Kandinsky and Russia

Siberian woodTo the Musées Royaux des Beaux Arts this morning to catch the Kandinsky and Russia exhibition before it closes at the end of this month. The organisers would have slightly more accurately entitled the exhibition Russia and Kandinsky but, nevertheless, it is a good exhibition and worth a visit. I shan’t write about the great Wassily Kandinsky‘s artistic career, though I can record that I first heard about him at primary school because my – surely exceptional – art teacher told me when I was about eight that he was the author of the first abstract painting. The exhibition is good on his life, as he drifted westwards in geography and philosophy (he started professional life as a lawyer and was, in turn, a Russian, German and then French national).
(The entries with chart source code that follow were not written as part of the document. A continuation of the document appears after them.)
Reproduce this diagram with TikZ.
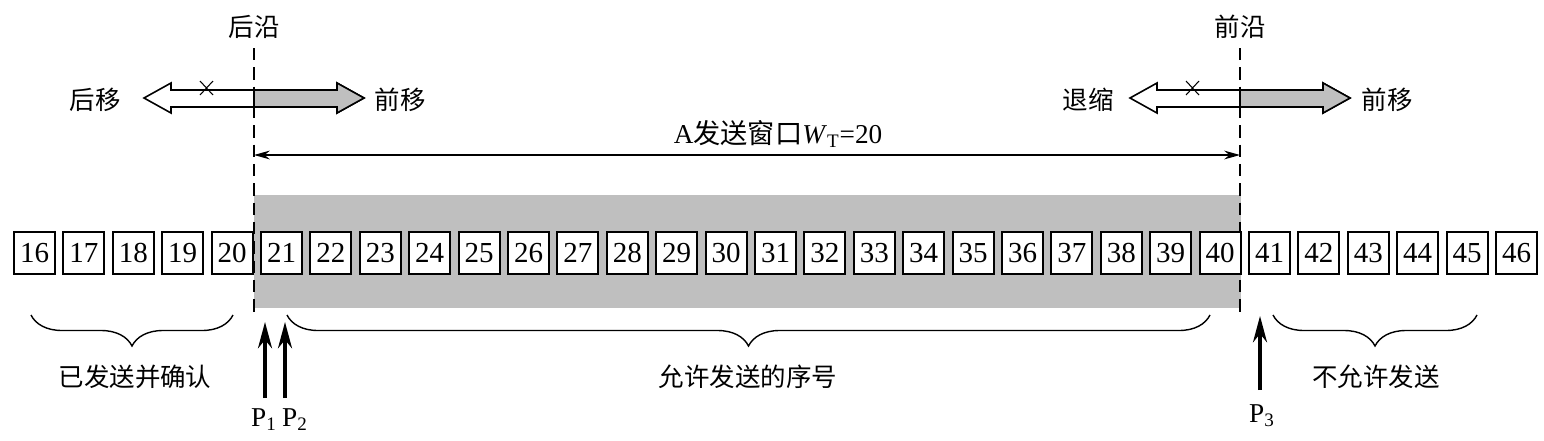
\documentclass[tikz,border=0pt]{standalone}
\usepackage{fontspec}
\setmainfont{Liberation Serif}
\newfontfamily\cjk{Noto Sans CJK SC}
\usetikzlibrary{arrows.meta,decorations.pathreplacing,positioning}

\begin{document}
\begin{tikzpicture}[x=0.02cm,y=-0.02cm,
    cell/.style={draw,fill=white,line width=1.1pt,minimum width=0.82cm,minimum height=0.84cm,inner sep=0pt,font=\fontsize{16.5}{16.5}\selectfont},
    lbl/.style={font=\cjk\fontsize{14.5}{15}\selectfont,inner sep=1pt},
    edge/.style={line width=0.9pt,dash pattern=on 7pt off 4pt},
    ptr/.style={line width=1.9pt,-{Stealth[length=15pt,width=8pt]}},
    curly/.style={line width=0.8pt,decorate,decoration={brace,mirror,amplitude=0.62cm}}]
		\useasboundingbox (0,0) rectangle (1544,440);
		% window area
		\fill[gray!50] (254,195) rectangle (1241,308);
		\coordinate (rt) at (254,48);  \coordinate (rb) at (254,312);
		\coordinate (ft) at (1240,48); \coordinate (fb) at (1240,312);
		\draw[edge] (rt) -- (rb);
		\draw[edge] (ft) -- (fb);
		\node[lbl] (rear) at (254,27) {后沿};
		\node[lbl] (front) at (1240,27) {前沿};
		% double arrows at both edges
		\foreach \e in {254,1240} {
			\filldraw[fill=white,line width=0.9pt] ({\e-110},98) -- ({\e-83},83) -- ({\e-83},90) -- ({\e+83},90) -- ({\e+83},83) -- ({\e+110},98) -- ({\e+83},113) -- ({\e+83},107) -- ({\e-83},107) -- ({\e-83},113) -- cycle;
			\filldraw[fill=gray!50,line width=0.9pt] (\e,90) -- ({\e+83},90) -- ({\e+83},83) -- ({\e+110},98) -- ({\e+83},113) -- ({\e+83},107) -- (\e,107) -- cycle;
			\draw[line width=0.6pt] ({\e-54},81) -- ({\e-41},95) ({\e-54},95) -- ({\e-41},81);
		}
		\node[lbl] (rearback) at (95,100) {后移};
		\node[lbl] (rearfwd) at (400,100) {前移};
		\node[lbl] (shrink) at (1088,100) {退缩};
		\node[lbl] (frontfwd) at (1387,100) {前移};
		% window width
		\coordinate (wl) at (254,155); \coordinate (wr) at (1240,155);
		\draw[line width=0.7pt,{Stealth[length=9pt,width=5pt]}-{Stealth[length=9pt,width=5pt]}] (wl) -- (wr);
		\node[font=\fontsize{15.5}{16}\selectfont,inner sep=1pt] (wtxt) at (778,134) {A{\cjk 发送窗口}\textit{W}\textsubscript{T}=20};
		% sequence numbers
		\foreach \n [count=\i from 0] in {16,...,46}
			\node[cell] (b\n) at ({34.5+\i*49.4},253) {\n};
		% braces
		\draw[curly] (31,315) -- (233,315);
		\draw[curly] (287,315) -- (1210,315);
		\draw[curly] (1273,315) -- (1477,315);
		\node[lbl] (acked) at (135,377) {已发送并确认};
		\node[lbl] (allowed) at (748,377) {允许发送的序号};
		\node[lbl] (denied) at (1376,377) {不允许发送};
		% pointers
		\node[font=\fontsize{15.5}{16}\selectfont,inner sep=1pt] (p1) at (264,420) {P\textsubscript{1}};
		\node[font=\fontsize{15.5}{16}\selectfont,inner sep=1pt] (p2) at (295,420) {P\textsubscript{2}};
		\node[font=\fontsize{15.5}{16}\selectfont,inner sep=1pt] (p3) at (1262,416) {P\textsubscript{3}};
		\coordinate (p1t) at (265,322); \coordinate (p2t) at (285,322); \coordinate (p3t) at (1260,316);
		\draw[ptr] (265,398) -- (p1t);
		\draw[ptr] (285,398) -- (p2t);
		\draw[ptr] (1260,390) -- (p3t);
	\end{tikzpicture}
\end{document}
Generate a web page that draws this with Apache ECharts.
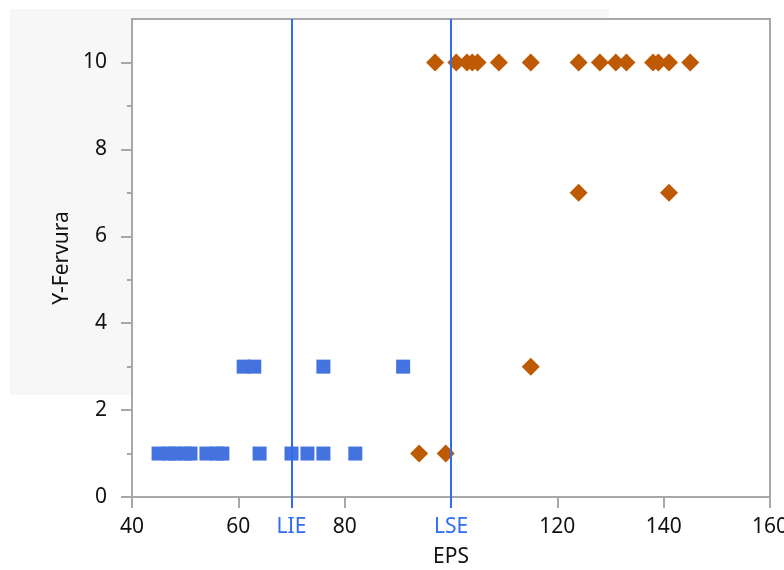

And it is good on ethnic cultural influences. For my illustration I am posting some ‘sacred Siberian wood’, discovered standing in a forest – the faces could almost be African. The exhibition sports a shaman’s ceremonial dress and headgear that wouldn’t have looked out of place in Northern America, reminding the visitor that the Bering Straits land (later ice) bridge existed until relatively recently. The exhibition shows how such ethnic objects clearly had as much influence on Russian artists as, say, African sculptures had on Picasso. But to my mind the exhibition is best in considering Kandinsky’s theoretical analyses of art. I noted, for example, ‘Such red, as is seen by the mind and not by the eye…’, and ‘white sounds like silence, just a little before any beginning.’ And I shall close this post with a fascinating statement of the artistic chemistry between chance and design: ‘Here is a world which came to life by the will of the artist, for the paintings already painted, but was also determined and created through accidents, through the puzzling play of forces alien to the artist. And I owe much to these accidents.’

1 Comment

  1. Jonathan

    I found it a deeply disappointing and expensive exhibition – I’m just pleased I had my Vlaams ‘cultuurwaardebon’, otherwise I would have felt very short changed.

    You are spot on to say it was Russia first, then Kandinsky. We were expecting to see an extensive exhibition of his works. Instead, a significant amount of the art displayed came from other artists. Many of them are very good of course, but not Kandinsky!